Dirk Vanderwall has been appointed interim dean of USU’s new College of Veterinary Medicine. Photo courtesy of Utah State University.

LOGAN – The College of Veterinary Medicine has been officially approved to become Utah State University’s ninth college. Serving as interim dean is Dr. Dirk Vanderwall, who has been affiliated with USU’s School of Veterinary Medicine for several years.

USU has been part of the Washington-Idaho-Montana-Utah Regional Program in Veterinary Medicine for about 10 years. Current training of USU veterinary students is done in what Dr. Vanderwall calls a “2+2” program.

“Where we have 30 veterinary students here with us at Utah State University for the first two years of veterinary school and then our 30 students move to Pullman, Washington where they finish years three and four of their veterinary medical education,” he explained. “So, we have 10 years of providing the first two years of their veterinarian college training and now we will be expanding that to the full four years as a stand-alone program in the new College of Veterinarian Medicine.”

A new Veterinary Medical Education building on the USU Innovation Campus will be the site of instruction in the first three years of students’ education.

USU’s College of Veterinary Medicine has been officially approved to become the university’s ninth college.

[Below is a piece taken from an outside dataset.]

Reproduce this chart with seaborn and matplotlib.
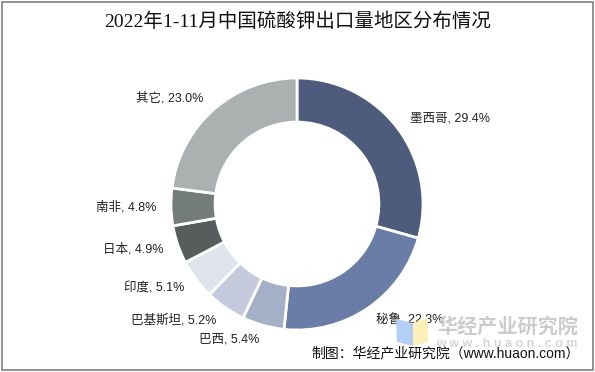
import matplotlib
matplotlib.use('Agg')
import matplotlib.pyplot as plt
from matplotlib.patches import Rectangle, Polygon
import seaborn as sns

# data
regions = ['墨西哥', '秘鲁', '巴西', '巴基斯坦', '印度', '日本', '南非', '其它']
shares = [29.4, 22.3, 5.4, 5.2, 5.1, 4.9, 4.8, 23.0]
colors = ['#4d5b7c', '#6a7da6', '#a4b0c8', '#c4cadb', '#dfe3ec', '#575d5c', '#747c79', '#abb0b0']
title = '2022年1-11月中国硫酸钾出口量地区分布情况'
source = '制图：华经产业研究院（www.huaon.com）'

sns.set_theme(style='white')
sans = ['Liberation Sans', 'Noto Sans CJK SC', 'DejaVu Sans']
plt.rcParams['font.family'] = sans

W, H = 595, 372
fig = plt.figure(figsize=(W / 100, H / 100), dpi=100)

def fx(px):
    return px / W

def fy(py):
    return 1 - py / H

# watermark logo (drawn beneath everything)
fig.patches.append(Polygon([(fx(396), fy(319)), (fx(413), fy(323)), (fx(413), fy(346)), (fx(397), fy(342))],
                           closed=True, transform=fig.transFigure, facecolor='#b3cff5', edgecolor='none', zorder=0))
fig.patches.append(Polygon([(fx(413), fy(323)), (fx(428), fy(318)), (fx(428), fy(342)), (fx(413), fy(346))],
                           closed=True, transform=fig.transFigure, facecolor='#fdf0b8', edgecolor='none', zorder=0))
fig.text(fx(508), fy(326), '华经产业研究院', ha='center', va='center', fontsize=14.5, fontweight='bold',
         color='#cccccc', family=['Noto Sans CJK SC'], zorder=0)
fig.text(fx(507), fy(344), 'w w w . h u a o n . c o m', ha='center', va='center', fontsize=9, fontweight='bold',
         color='#d6d6d6', zorder=0)

# donut: centre at (297, 204) px, radius ~126 px
R = 126
half = 150
ax = fig.add_axes([fx(297 - half), 1 - (204 + half) / H, 2 * half / W, 2 * half / H])
ax.patch.set_alpha(0)

labels = [f'{r}, {v}%' for r, v in zip(regions, shares)]
ax.pie(shares, labels=labels, colors=sns.color_palette(colors), startangle=90, counterclock=False,
       labeldistance=1.12, wedgeprops=dict(width=0.35, edgecolor='white', linewidth=2),
       textprops=dict(fontsize=9, color='#222222', family=sans))

lim = half / R
ax.set_xlim(-lim, lim)
ax.set_ylim(-lim, lim)
ax.set_aspect('equal')
ax.axis('off')

fig.text(0.5, fy(22), title, ha='center', va='center', fontsize=14, color='#111111',
         family=['Liberation Serif', 'Noto Sans CJK SC'])
fig.text(fx(580), fy(353), source, ha='right', va='center', fontsize=10, color='#111111', family=sans)

fig.patches.append(Rectangle((fx(2), fy(370)), fx(591), 368 / H, transform=fig.transFigure,
                             fill=False, edgecolor='#808080', linewidth=1.2, zorder=5))

fig.savefig('out.png', dpi=100)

USU will continue its current collaboration in a regional DVM program with Washington State University during the transition to a four-year DVM degree at USU. Photo courtesy of Utah State University.

“With our fourth year of clinical instruction, that will be provided through what is referred to as a distributed community-based model,” he added, “where instead of having an academic veterinary medical teaching hospital here on campus, our fourth-year students will be distributed into private veterinary practices throughout Utah and beyond, getting their fourth-year clinical training in private practice settings, hence the community-based model for that education.”

USU’s first class of veterinary students will complete all four years in 2025. Plans are to admit 80 students annually, half of which will be Utah residents.

Last week, the State of Utah’s Building Board announced the selection of VCBO Architecture as the project architect for the new building. According to USU, the firm is focused on sustainable design and innovation, and its portfolio includes the Meldrum Science Center at Westminster College, USU’s Life Sciences Building, and the restoration and extensive seismic upgrade of Utah’s State Capitol.

“The new building will be strategically located on the Innovation Campus near the Utah Veterinary Diagnostic Laboratory and the USDA Poisonous Plants Research Laboratory,” Vanderwall said in a release. “Both facilities and their personnel are integral parts of our current and future veterinary programs.”